I could see the lola hold her grandson’s hand a little tighter. She asked me where she passed, and I said California. She repeated the word the same way Mama would, the right pitch, accent, and sadness. “Oh, California? Not home?”
The day I learned how to cook, the day I learned to make my own chicken adobo, just the way Mama would have loved it, I was alone. My husband was away at duty that night, like most nights while he was still in the navy, and I was thinking of Mama. I always am. It’s in the way I pick out fruits, touch basil or bay leaves, peer at them and hold each one in my hand firmly as if I were judging the world. It’s the way I look at every Filipino in the grocery store and think: that person, they’re my friend. And because I missed her so, I willed this chicken adobo out of me.

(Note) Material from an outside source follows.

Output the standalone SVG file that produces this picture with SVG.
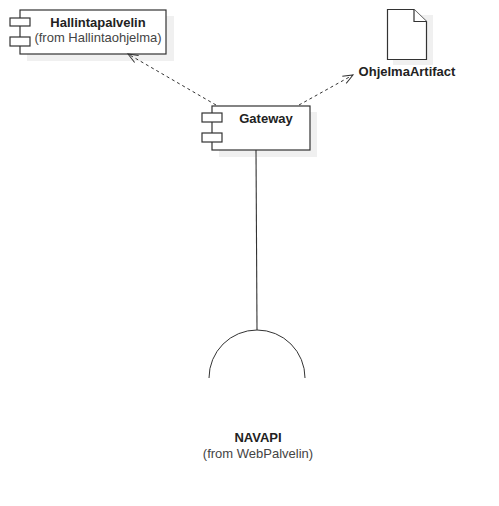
<svg xmlns="http://www.w3.org/2000/svg" width="499" height="506" viewBox="0 0 499 506">
<defs>
<marker id="open" markerUnits="userSpaceOnUse" markerWidth="14" markerHeight="12" refX="11" refY="6" orient="auto"><path d="M1 2 L11 6 L1 10" fill="none" stroke="#333" stroke-width="1"/></marker>
</defs>
<style>
.shadow{fill:#f0f0f0;stroke:none}
.box{fill:#fff;stroke:#333;stroke-width:1.2}
.t{font-family:"Liberation Sans",Arial,sans-serif;font-size:13px;text-anchor:middle}
.b{font-weight:bold;fill:#222}
.s{fill:#444}
.dash{fill:none;stroke:#333;stroke-width:1;stroke-dasharray:3 3}
</style>
<rect width="499" height="506" fill="#fff"/>
<g id="Hallintapalvelin">
<rect class="shadow" x="27" y="16" width="147" height="45"/>
<rect class="box" x="20" y="10" width="146" height="44"/>
<rect class="box" x="10" y="18" width="20" height="8"/>
<rect class="box" x="10" y="37" width="20" height="9"/>
<text class="t b" x="98" y="27">Hallintapalvelin</text>
<text class="t s" x="98" y="42">(from Hallintaohjelma)</text>
</g>
<g id="OhjelmaArtifact">
<path class="shadow" d="M393 15 H433 V65 H393Z"/>
<path class="box" d="M387.500 9.500 H414 L426.500 21.500 V59.500 H387.500Z"/>
<path class="box" d="M414 9.500 V21.500 H426.500"/>
<text class="t b" x="407" y="76">OhjelmaArtifact</text>
</g>
<g id="Gateway">
<rect class="shadow" x="219" y="112" width="98" height="45"/>
<rect class="box" x="212" y="106" width="98" height="44"/>
<rect class="box" x="202" y="113" width="20" height="9"/>
<rect class="box" x="202" y="133" width="20" height="9"/>
<text class="t b" x="266" y="123">Gateway</text>
</g>
<g id="NAVAPI">
<path d="M209 378 A48 48 0 0 1 305 378" fill="none" stroke="#333" stroke-width="1"/>
<text class="t b" x="258" y="442">NAVAPI</text>
<text class="t s" x="258" y="458">(from WebPalvelin)</text>
</g>
<g id="connectors">
<line class="dash" x1="216" y1="105" x2="128" y2="54" marker-end="url(#open)"/>
<line class="dash" x1="299" y1="105" x2="353" y2="75" marker-end="url(#open)"/>
<line x1="256" y1="150" x2="257" y2="330" stroke="#333" stroke-width="1.1"/>
</g>
</svg>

My first step was calling my father to ask how my grandmother made his favorite dish. He barely remembered, but he at least remembered the ingredients, which is all I really needed. My father’s fractured memory helped me create my own chicken adobo, made in my own secret recipe, in my own private world—something, I know, Mama would be proud of. She taught me everything. (Everything but how to cook!) But the most important gift she left me was this: to take whatever I had, whatever was left, and make a home out of it, a home I could call my own, no matter where I go.